I agree with my colleague from St. John's East on certain of the points that have been made. I do not believe the referendum process was done fairly. It was not done the way it should have been done. The referendum was held quickly and in the middle of the summer. It was held in great haste because the public opinion polls of Mr. Tobin showed that this reform could be rushed through to get it over and done with. I do not think that was fair to the churches, to the parents or to many of the other participants in the program.
The result did get the objective that the government wanted at the time. It did get a reform vote that said 73% of those who voted were in favour of reform. They wanted the system changed. A lot of people did not vote. In our democratic system we really have to discount those because, as we often say, if you do not vote you really do not have a say. We cannot come back here and say in total only 54% of the people voted. This House of Commons could never be filled if those were the rules. No one would ever be elected. It is not just who voted, it is how they voted. We have to take that into account.
The referendum passed. However, one thing the referendum showed loud and clear was that a lot of people wanted change. They wanted reform. The other side of the coin was that Newfoundland, under the Liberals in 1989 of Premier Wells and later Premier Tobin had gone through very significant cost cutting measures in the Newfoundland education system.
People are very sceptical of a government that says “Give me this great new power so I can reform the system” when it spent nine years gutting the system, laying off teachers, closing down schools and raising the pupil-teacher ratio. It did not support the Newfoundland Teachers Association requirement for teacher retraining or for students to have access to decent equipment, which you now need in schools.
Newfoundland has many schools. My district has 800 students and 30 computers. That did not happen overnight. These 800 students in the high school system are expected to compete in this new information age. It simply will not happen. It is substandard.

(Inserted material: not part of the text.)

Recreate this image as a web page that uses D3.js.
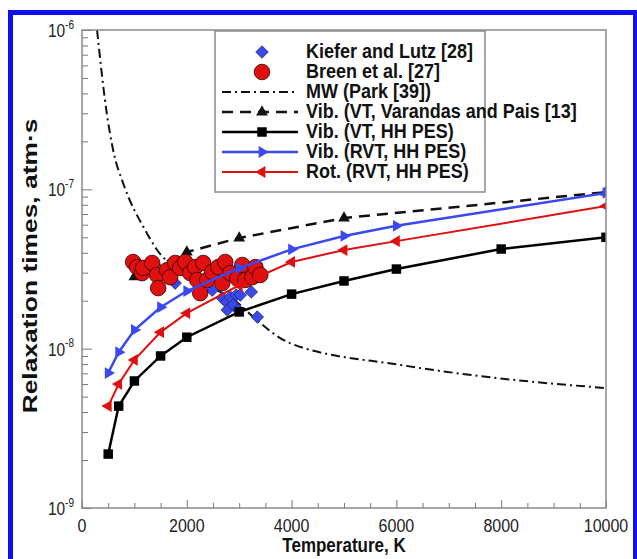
<!DOCTYPE html>
<html>
<head>
<meta charset="utf-8">
<script src="https://cdn.jsdelivr.net/npm/d3@7"></script>
<style>
  html, body { margin: 0; padding: 0; background: #fff; }
  svg { display: block; font-family: "Liberation Sans", Arial, sans-serif; }
</style>
</head>
<body>
<svg id="chart" width="637" height="559"></svg>
<script>
// Temperature (K) and relaxation time (atm·s) for each series
const vtHhT   = [500, 700, 1000, 1500, 2000, 3000, 4000, 5000, 6000, 8000, 10000];
const vtHhTau = [2.18e-9, 4.36e-9, 6.27e-9, 9.0e-9, 1.18e-8, 1.70e-8, 2.2e-8, 2.66e-8, 3.16e-8, 4.22e-8, 5.0e-8];

const rvtVibT   = [500, 700, 1000, 1500, 2000, 3000, 4000, 5000, 6000, 10000];
const rvtVibTau = [7.03e-9, 9.5e-9, 1.31e-8, 1.82e-8, 2.30e-8, 3.2e-8, 4.2e-8, 5.1e-8, 5.9e-8, 9.5e-8];

const rvtRotT   = [500, 700, 1000, 1500, 2000, 3000, 4000, 5000, 6000, 10000];
const rvtRotTau = [4.36e-9, 6.0e-9, 8.5e-9, 1.27e-8, 1.67e-8, 2.5e-8, 3.5e-8, 4.16e-8, 4.73e-8, 7.85e-8];

const varandasT   = [1000, 2000, 3000, 5000, 10000];
const varandasTau = [2.82e-8, 4.04e-8, 4.95e-8, 6.6e-8, 9.6e-8];

const parkT   = [287, 478, 593, 800, 1205, 1434, 2000, 3021, 3270, 3977, 6080, 7992, 10000];
const parkTau = [1.0e-6, 2.92e-7, 1.77e-7, 1.06e-7, 5.55e-8, 4.16e-8, 2.95e-8, 1.88e-8, 1.58e-8, 1.08e-8, 7.9e-9, 6.5e-9, 5.66e-9];

const kieferT   = [1778, 2256, 2486, 2677, 2753, 2830, 2944, 3021, 3231, 2772, 2887, 2983, 3346];
const kieferTau = [2.58e-8, 2.44e-8, 2.33e-8, 2.08e-8, 1.96e-8, 2.11e-8, 2.17e-8, 2.17e-8, 2.27e-8, 1.75e-8, 1.88e-8, 1.75e-8, 1.58e-8];

const breenT   = [975, 1052, 1147, 1166, 1338, 1434, 1453, 1625, 1683, 1778, 1874, 1969, 2065, 2161, 2199, 2256, 2314, 2390, 2486, 2600, 2677, 2734, 2830, 2964, 3059, 3117, 3250, 3308, 3403];
const breenTau = [3.50e-8, 3.25e-8, 2.98e-8, 3.21e-8, 3.45e-8, 2.90e-8, 2.40e-8, 3.11e-8, 2.81e-8, 3.45e-8, 3.21e-8, 3.50e-8, 2.98e-8, 3.25e-8, 2.70e-8, 2.23e-8, 3.45e-8, 2.70e-8, 3.03e-8, 3.25e-8, 2.58e-8, 3.50e-8, 2.98e-8, 2.77e-8, 3.35e-8, 2.70e-8, 2.81e-8, 3.25e-8, 2.90e-8];

const xTicks = [0, 2000, 4000, 6000, 8000, 10000];
const yTickExp = [-6, -7, -8, -9];

const legendLabels = [
  "Kiefer and Lutz [28]",
  "Breen et al. [27]",
  "MW (Park [39])",
  "Vib. (VT, Varandas and Pais [13]",
  "Vib. (VT, HH PES)",
  "Vib. (RVT, HH PES)",
  "Rot. (RVT, HH PES)"
];

const BLUE = "#3a48f0";
const RED = "#e01010";
const TEXT_STRETCH = 1.2;   // lettering is set taller than it is wide

const svg = d3.select("#chart");
const plot = { left: 82, right: 606, top: 30, bottom: 508 };

const x = d3.scaleLinear().domain([0, 10000]).range([plot.left, plot.right]);
const y = d3.scaleLog().domain([1e-9, 1e-6]).range([plot.bottom, plot.top]);

// page frame
svg.append("rect")
  .attr("x", 10.5).attr("y", 12.5).attr("width", 625).attr("height", 560)
  .attr("fill", "none").attr("stroke", "#1010ee").attr("stroke-width", 5);

svg.append("clipPath").attr("id", "clip")
  .append("rect").attr("x", plot.left).attr("y", plot.top)
  .attr("width", plot.right - plot.left).attr("height", plot.bottom - plot.top);

// axes: ticks point into the plot
const xAxis = d3.axisTop(x).tickValues(d3.range(0, 10001, 500)).tickFormat("")
  .tickSizeInner(0).tickSizeOuter(0);
const gx = svg.append("g").attr("transform", `translate(0,${plot.bottom})`).call(xAxis);
gx.select(".domain").remove();
gx.selectAll(".tick line")
  .attr("y2", d => (d % 2000 === 0 ? -8 : -5))
  .attr("stroke", "#777").attr("stroke-width", 1);

const yMinor = [];
for (let e = -9; e < -6; e++) for (let m = 1; m < 10; m++) yMinor.push(m * Math.pow(10, e));
yMinor.push(1e-6);
const yAxis = d3.axisRight(y).tickValues(yMinor).tickFormat("").tickSizeInner(0).tickSizeOuter(0);
const gy = svg.append("g").attr("transform", `translate(${plot.left},0)`).call(yAxis);
gy.select(".domain").remove();
gy.selectAll(".tick line")
  .attr("x2", d => {
    const r = Math.log10(d);
    return Math.abs(r - Math.round(r)) < 1e-9 ? 10 : 6;
  })
  .attr("stroke", "#777").attr("stroke-width", 1);

// tick labels
svg.append("g").selectAll("text").data(xTicks).join("text")
  .attr("transform", d => `translate(${x(d)},${plot.bottom + 24}) scale(1,${TEXT_STRETCH})`)
  .attr("text-anchor", "middle").attr("font-size", 16).attr("fill", "#222")
  .text(d => d);

const yl = svg.append("g").selectAll("text").data(yTickExp).join("text")
  .attr("transform", d => `translate(${plot.left - 8},${y(Math.pow(10, d)) + 7}) scale(1,${TEXT_STRETCH})`)
  .attr("text-anchor", "end").attr("font-size", 15.5).attr("fill", "#222");
yl.append("tspan").text("10");
yl.append("tspan").attr("dy", -7).attr("font-size", 10).text(d => d);

// axis titles
svg.append("text")
  .attr("transform", `translate(${(plot.left + plot.right) / 2},552) scale(1,1.2)`)
  .attr("text-anchor", "middle").attr("font-size", 17).attr("font-weight", "bold")
  .attr("fill", "#111").text("Temperature, K");
svg.append("text")
  .attr("transform", `translate(37,266) rotate(-90) scale(1.32,1)`)
  .attr("text-anchor", "middle").attr("font-size", 20).attr("font-weight", "bold")
  .attr("fill", "#111").text("Relaxation times, atm·s");

const zip = (a, b) => a.map((v, i) => [v, b[i]]);
const line = d3.line().x(d => x(d[0])).y(d => y(d[1]));
const smooth = d3.line().x(d => x(d[0])).y(d => y(d[1])).curve(d3.curveMonotoneX);

const g = svg.append("g").attr("clip-path", "url(#clip)");

// Park MW curve
g.append("path").attr("d", smooth(zip(parkT, parkTau)))
  .attr("fill", "none").attr("stroke", "#111").attr("stroke-width", 2)
  .attr("stroke-dasharray", "9,4,2,4");

// Varandas & Pais VT
g.append("path").attr("d", line(zip(varandasT, varandasTau)))
  .attr("fill", "none").attr("stroke", "#111").attr("stroke-width", 2.5)
  .attr("stroke-dasharray", "11,7");

// marker shapes
const tri = d3.symbol().type(d3.symbolTriangle).size(60);
const sq = d3.symbol().type(d3.symbolSquare).size(90);
const diamond = d3.symbol().type(d3.symbolSquare).size(80);

function drawSeries(T, tau, color, width, markerPath, rot) {
  const pts = zip(T, tau);
  g.append("path").attr("d", line(pts))
    .attr("fill", "none").attr("stroke", color).attr("stroke-width", width);
  g.append("g").selectAll("path").data(pts).join("path")
    .attr("d", markerPath)
    .attr("transform", d => `translate(${x(d[0])},${y(d[1])}) rotate(${rot})`)
    .attr("fill", color);
}

g.append("g").selectAll("path").data(zip(varandasT, varandasTau)).join("path")
  .attr("d", tri()).attr("transform", d => `translate(${x(d[0])},${y(d[1])})`)
  .attr("fill", "#111");

// experimental data
g.append("g").selectAll("path").data(zip(kieferT, kieferTau)).join("path")
  .attr("d", diamond())
  .attr("transform", d => `translate(${x(d[0])},${y(d[1])}) rotate(45)`)
  .attr("fill", BLUE).attr("stroke", "#222").attr("stroke-width", 0.6);

g.append("g").selectAll("circle").data(zip(breenT, breenTau)).join("circle")
  .attr("cx", d => x(d[0])).attr("cy", d => y(d[1])).attr("r", 7.8)
  .attr("fill", RED).attr("stroke", "#300").attr("stroke-width", 0.8);

// computed relaxation times
drawSeries(vtHhT, vtHhTau, "#000", 2.5, sq(), 0);
drawSeries(rvtRotT, rvtRotTau, RED, 2, tri(), -90);
drawSeries(rvtVibT, rvtVibTau, BLUE, 2.5, tri(), 90);

// plot frame
svg.append("rect")
  .attr("x", plot.left).attr("y", plot.top)
  .attr("width", plot.right - plot.left).attr("height", plot.bottom - plot.top)
  .attr("fill", "none").attr("stroke", "#8a8a8a").attr("stroke-width", 1.5);

// legend
const lg = svg.append("g");
lg.append("rect").attr("x", 215).attr("y", 31).attr("width", 270).attr("height", 161)
  .attr("fill", "#fff").attr("stroke", "#8a8a8a").attr("stroke-width", 1.5);
const rowY = i => 52 + i * 20;
const sx0 = 222, sx1 = 298, sxm = 262;
lg.selectAll("text").data(legendLabels).join("text")
  .attr("transform", (d, i) => `translate(306,${rowY(i) + 6}) scale(1,1.12)`)
  .attr("font-size", 18).attr("font-weight", "bold").attr("fill", "#111")
  .text(d => d);

lg.append("path").attr("d", diamond()).attr("transform", `translate(${sxm},${rowY(0)}) rotate(45)`)
  .attr("fill", BLUE).attr("stroke", "#222").attr("stroke-width", 0.6);
lg.append("circle").attr("cx", sxm).attr("cy", rowY(1)).attr("r", 7.8)
  .attr("fill", RED).attr("stroke", "#300").attr("stroke-width", 0.8);
lg.append("line").attr("x1", sx0).attr("x2", sx1).attr("y1", rowY(2)).attr("y2", rowY(2))
  .attr("stroke", "#111").attr("stroke-width", 2).attr("stroke-dasharray", "9,4,2,4");
lg.append("line").attr("x1", sx0).attr("x2", sx1).attr("y1", rowY(3)).attr("y2", rowY(3))
  .attr("stroke", "#111").attr("stroke-width", 2.5).attr("stroke-dasharray", "11,7");
lg.append("path").attr("d", tri()).attr("transform", `translate(${sxm},${rowY(3)})`).attr("fill", "#111");
const legendLines = [[4, "#000", sq(), 0, 2.5], [5, BLUE, tri(), 90, 2.5], [6, RED, tri(), -90, 2]];
legendLines.forEach(([i, c, m, r, w]) => {
  lg.append("line").attr("x1", sx0).attr("x2", sx1).attr("y1", rowY(i)).attr("y2", rowY(i))
    .attr("stroke", c).attr("stroke-width", w);
  lg.append("path").attr("d", m).attr("transform", `translate(${sxm},${rowY(i)}) rotate(${r})`)
    .attr("fill", c);
});
</script>
</body>
</html>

Part of this might be the responsibility of the churches or their bureaucratic system and the waste that went on in the denomination educational system. The fact is they did not co-operate nearly as much as they could have or should have. We do have an integrated system in Newfoundland where Anglican, United and some other Protestant faiths work together. They have an excellent system of education. When that was established back in the 60s and 70s a lot of people thought an integrated system was going to be terrible for Anglican and United students. It did not happen that way. The teachers are still Christian, the community is still Christian and the teaching is done in a slightly different way.
The Government of Newfoundland deserves a significant amount of blame for the confusion. It did not say in one simple way what it wanted to reform toward. All it has done is find a way to lay off some teachers, balance the books, cut the deficit. But the government has not done what it wanted to do for education which was to reform it. The Newfoundland system is in significant need of help.
Everyone in the House knows what the Newfoundland economy is like. We have the highest unemployment rate and the lowest per capita income. Newfoundland is always at the wrong end of every scale. Education, a lot of us believe, is probably the only way matters can be resolved. It will not be resolved by putting more money into income supporting programs like TAGS in the long haul. We will not solve that problem by simply allowing Newfoundlanders to out migrate and become a problem in Calgary or in Toronto or somewhere else. We will not help Newfoundland society unless we give the Newfoundland students the tools to contribute and compete within Newfoundland.
That is really what the whole reform business is all about. It is about how we get a better school system. I have come to the conclusion, having looked at the referendum results of 73%, that the majority of Newfoundlanders are willing, albeit with some significant question marks attached, to give the Government of Newfoundland and Labrador the responsibility to deliver and implement a new education system.
For the benefit of all Newfoundlanders, it has to work. If it does not work, then an awful lot of Newfoundlanders are going to be very seriously handicapped in the future by not being able to earn a decent living, not having the educational tools to do it.
With no side voting 27%, it is a grave concern. Many of them are in my riding. Many of them have previous concerns about the trust they can place in any government, that is, the government in Newfoundland or the government here in Ottawa.
In my case, I am willing, as I think most Newfoundlanders are now ready to give them the benefit of the doubt, that a new system has to be implemented in Newfoundland, but it has to be a new system that is significantly reformed.
If anybody is going to be on the hook after the amendment and the resolution are passed by the House of Commons and the Senate, it will be the Government of Newfoundland and Premier Brian Tobin. If a better system cannot be delivered, if a higher percentage of people do not finish high school, if the university participation rate is not higher, if the unemployment rate is still high after the education system is reformed, it will be a terrible shame to all those persons involved, in particular the Newfoundland government.
I just hope there is a willingness in the Government of Newfoundland to forget the idea of deficit reduction at all cost. That deficit reduction means our schools are going to be much less better served. If it is just going to be deficit reduction, laying off more teachers, then this reformed school system in Newfoundland, I assure all the people in this House of Commons, will not serve our people any better.
It is important for everyone in the House of Commons to realize that every Newfoundlander wants to contribute to Canada. However, they cannot contribute unless they have the tools so to do. One of those fundamental tools in our modern society has to be an excellent education system.
As a former teacher, I am convinced that we can have a better education system. It is most unfortunate that we have to come this route to get it. One advantage is that we are here, in a democracy and basically we have a chance—as the member for St. John's East and I disagree on this issue—to come here to express our ideas, our values and our viewpoints. We will make the decisions and live with them as best we can. At least we can do it that way.
I can only say again that I am voting in favour of the resolution because I think it will give a better school system to the students of Newfoundland and Labrador.